问题
本题其实就是三个问题。求最小生成树、不含某条边的最小生成树(可能有也可能没有),一定含某条边的最小生成树。详细分析可见LeetCode上的题解。
解决
因为本题考查的是边,因此用针对边的Kruskal算法即可,这样都不用转换图的表示形式,直接用给定的边集即可。
Kruskal其实属于贪心算法。
Kruskal算法中加入新边时需要考查两个点是否已经被连接,根据网上资料,这个问题可用并查集高效解决。
最后,在代码实现上,我写了一个Kruskal类和一个DSU(Disjoint Set Union,并查集)类(带路径压缩)。借助二者即可完成Solution类。
之所以DSU类中写了两个findFather,是因为我一开始写的是非递归的版本(数据大时可防止爆栈),但是可能因为其中使用的Stack增加了时间复杂度,LeetCode上超时。之后改成了递归版本即可通过。整个速度稍慢,不知道是不是因为使用了很多STL模板而LeetCode没开O2优化的原因。
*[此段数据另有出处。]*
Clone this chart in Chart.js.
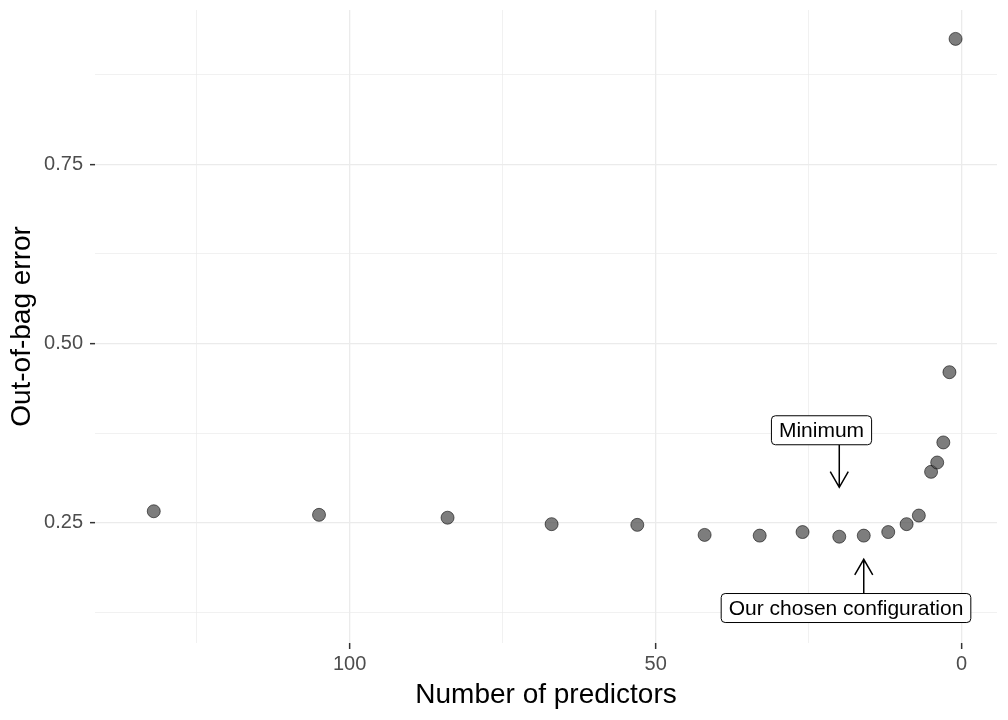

class DSU // Disjoint Set Union
{
vector<int> fathers;
public:
DSU(const int n)
{ // initialize
for (int i = 0; i < n; i++)
fathers.push_back(i);
}
DSU() = default;
void init(const int n)
{
if (fathers.size())
return;
for (int i = 0; i < n; i++)
fathers.push_back(i);
}
int findFather(const int x)
{
if (fathers[x] == x)
return x;
else
{
fathers[x] = findFather(fathers[x]);
return fathers[x];
}
}
int findFather2(const int x)
{
int now = x, father = fathers[x];
stack<int> to_modify;
while (now != father)
{
to_modify.push(now);
now = father;
father = fathers[father];
}
while (!to_modify.empty())
{
fathers[to_modify.top()] = father;
to_modify.pop();
}
return father;
}
bool unionTwo(const int x, const int y)
{
int x_father = findFather(x), y_father = findFather(y);
if (x_father == y_father)
return false;
else
{
fathers[y_father] = fathers[x_father];
return true;
}
}
};
class Kruskal
{
int n;
vector<vector<int>>& edges;
vector<int> tree;
int exist_edge;
int del_edge;
int total;
DSU dsu;
public:
Kruskal() = default;
Kruskal(const int _n, vector<vector<int>>& _edges, const int _exist_edge, const int _del_edge):
n(_n), edges(_edges), exist_edge(_exist_edge), del_edge(_del_edge), total(0)
{
dsu.init(n);
if (exist_edge != -1)
{
tree.push_back(exist_edge);
auto &e = edges[exist_edge];
total += e[2];
dsu.unionTwo(e[0], e[1]);
}
mst();
}
int mst()
{
for (int i = 0; i < edges.size(); i++)
{
if (i != exist_edge && i != del_edge)
{
if (dsu.findFather(edges[i][0]) != dsu.findFather(edges[i][1]))
{
tree.push_back(i);
dsu.unionTwo(edges[i][0], edges[i][1]);
total += edges[i][2];
}
}
if (tree.size() == n - 1)
return total;
}
total = -1;
return -1;
}
int total_value()
{
return total;
}
};
class Solution
{
static bool cmp(vector<int>& x, vector<int>& y)
{
return x[2] < y[2];
}
public:
vector<vector<int>> findCriticalAndPseudoCriticalEdges(int n, vector<vector<int>>& edges)
{
for (int i = 0; i < edges.size(); i++)
{
edges[i].push_back(i); // e[i] = {from, to, w, index}
}
sort(edges.begin(), edges.end(), cmp);
vector< vector<int> > ans(2);
int mst = Kruskal(n, edges, -1, -1).total_value();
for (int i = 0; i < edges.size(); i++)
{
auto& e = edges[i];
int mst_del_e = Kruskal(n, edges, -1, i).total_value();
if (mst_del_e == -1 || mst_del_e > mst)
ans[0].push_back(e[3]);
else
{
int mst_exist_e = Kruskal(n, edges, i, -1).total_value();
if (mst_exist_e == mst)
ans[1].push_back(e[3]);
}
}
return ans;
}
};